On the way home, Mom said, "All we need to do now is learn how to shoot." Mom, I tell her, after years of shooting zombies, criminals, cops and digital ducks, I already can shoot. I am a biathlete now. Or at least, I'm curious about it.

Thursday, January 17, 2008

Necessity of normalcy

My hair is never quite the same. Each day it does something a little different, presumably because, I suppose, it's one day longer. I have yet to lop any of it off since returning from over the pond in part (yes, a pun) because I keep getting told that I have nice curls, in part because I'm not ready to pay someone $20 to take them away from me, and in part because in a writers'-strike-beard kind of way, it helps keep me in that place I've been.

I have yet to take off the leather strap on my right wrist that Sophia didn't have to try hard to convince me to buy, even though I bought two at the same time. It's the one I put on and I have no immediate plans of ever taking it off.

There was talk of posting pictures here, and after a weekend in Sacramento visiting friends with my laptop, being asked to share stories and click through iPhoto, I realize I've never seen a lot of them. I remember taking pictures in general, if not always specifically, but looking through them is strangely foreign. I can see the people, places and events without trying but their photographs look like the caricatures of people sold on the Charles Bridge and outside the Uffizi Gallery. For pictures, they're ironically not very picture-perfect.

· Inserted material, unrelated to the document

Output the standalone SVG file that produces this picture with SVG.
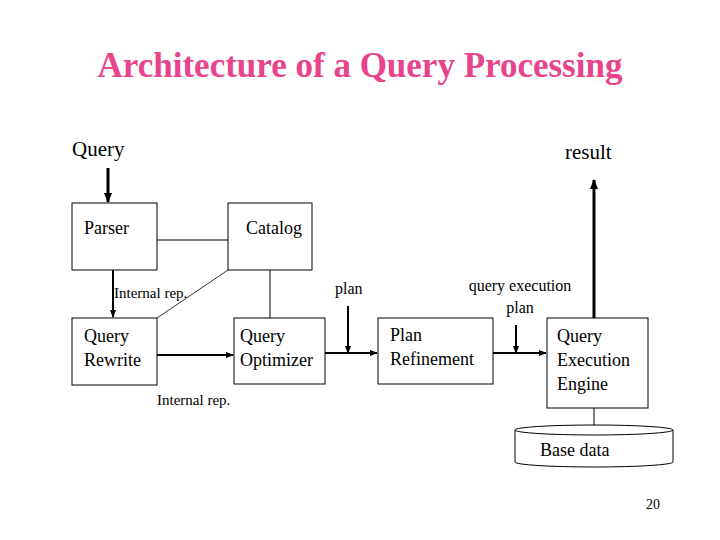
<svg xmlns="http://www.w3.org/2000/svg" width="720" height="540" viewBox="0 0 720 540" font-family="'Liberation Serif', 'DejaVu Serif', serif">
<style>
text{font-family:'Liberation Serif','DejaVu Serif',serif;fill:#000}
.b{fill:#fff;stroke:#000;stroke-width:1}
.t{font-size:18px}
.s{font-size:15px}
.l{stroke:#000;fill:none}
</style>
<defs>
<marker id="a" markerWidth="8" markerHeight="8" refX="7" refY="4" orient="auto" markerUnits="userSpaceOnUse"><path d="M0,1 L8,4 L0,7z" fill="#000"/></marker>
<marker id="a2" markerWidth="10" markerHeight="10" refX="9" refY="5" orient="auto" markerUnits="userSpaceOnUse"><path d="M0,1 L10,5 L0,9z" fill="#000"/></marker>
</defs>
<rect width="720" height="540" fill="#fff"/>
<text x="360" y="77" text-anchor="middle" font-weight="bold" style="font-size:35px;fill:#e8448c">Architecture of a Query Processing</text>
<text x="72" y="156" style="font-size:21px">Query</text>
<text x="565" y="159" style="font-size:21px">result</text>
<g id="connectors">
<line class="l" x1="108" y1="168" x2="108" y2="202" stroke-width="3" marker-end="url(#a2)"/>
<line class="l" x1="594" y1="318" x2="594" y2="180" stroke-width="3" marker-end="url(#a2)"/>
<line class="l" x1="157" y1="240" x2="228" y2="240"/>
<line class="l" x1="113" y1="270" x2="113" y2="317" stroke-width="2" marker-end="url(#a)"/>
<line class="l" x1="228" y1="270" x2="157" y2="318" stroke-width="0.8"/>
<line class="l" x1="270" y1="270" x2="270" y2="318"/>
<line class="l" x1="157" y1="355" x2="233" y2="355" stroke-width="2" marker-end="url(#a)"/>
<line class="l" x1="325" y1="353" x2="377" y2="353" stroke-width="2" marker-end="url(#a)"/>
<line class="l" x1="348" y1="306" x2="348" y2="353" stroke-width="2" marker-end="url(#a)"/>
<line class="l" x1="493" y1="353" x2="546" y2="353" stroke-width="2" marker-end="url(#a)"/>
<line class="l" x1="516" y1="325" x2="516" y2="353" stroke-width="2" marker-end="url(#a)"/>
<line class="l" x1="594" y1="408" x2="594" y2="425"/>
</g>
<g id="parser"><rect class="b" x="72" y="203" width="85" height="67"/><text x="84" y="234" class="t">Parser</text></g>
<g id="catalog"><rect class="b" x="228" y="203" width="84" height="67"/><text x="246" y="234" class="t">Catalog</text></g>
<g id="rewrite"><rect class="b" x="72" y="318" width="85" height="67"/><text x="84" y="342" class="t">Query</text><text x="84" y="366" class="t">Rewrite</text></g>
<g id="optimizer"><rect class="b" x="234" y="318" width="91" height="66"/><text x="240" y="342" class="t">Query</text><text x="240" y="366" class="t">Optimizer</text></g>
<g id="refinement"><rect class="b" x="378" y="318" width="115" height="66"/><text x="390" y="341" class="t">Plan</text><text x="390" y="365" class="t">Refinement</text></g>
<g id="engine"><rect class="b" x="547" y="318" width="101" height="90"/><text x="557" y="342" class="t">Query</text><text x="557" y="366" class="t">Execution</text><text x="557" y="390" class="t">Engine</text></g>
<g id="basedata"><path class="b" d="M515,430 L515,462 A79,5 0 0 0 673,462 L673,430 A79,5 0 0 0 515,430 A79,5 0 0 0 673,430"/><text x="540" y="456" class="t">Base data</text></g>
<text x="114" y="298" class="s">Internal rep.</text>
<text x="157" y="405" class="s">Internal rep.</text>
<text x="335" y="294" style="font-size:16px">plan</text>
<text x="520" y="291" text-anchor="middle" style="font-size:16px">query execution</text>
<text x="520" y="313" text-anchor="middle" style="font-size:16px">plan</text>
<text x="646" y="509" style="font-size:14px">20</text>
</svg>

And so many of the things that are most vivid in my memory and that I most want to show people, I didn't take pictures of and so many of my favorite events of which I have scant photographic evidence would be boring to all the billions of people in the world but two or three. No one wants to see Jason at the Madrid airport triumphantly holding a plane ticket back to DC, and I don't need a picture to remember, but I know I have one. I've seen it recently and it isn't what I saw that day.

So I will happily share my photos with the world, but I have to see them first. And I'm not ready to replace my memories with photographs yet.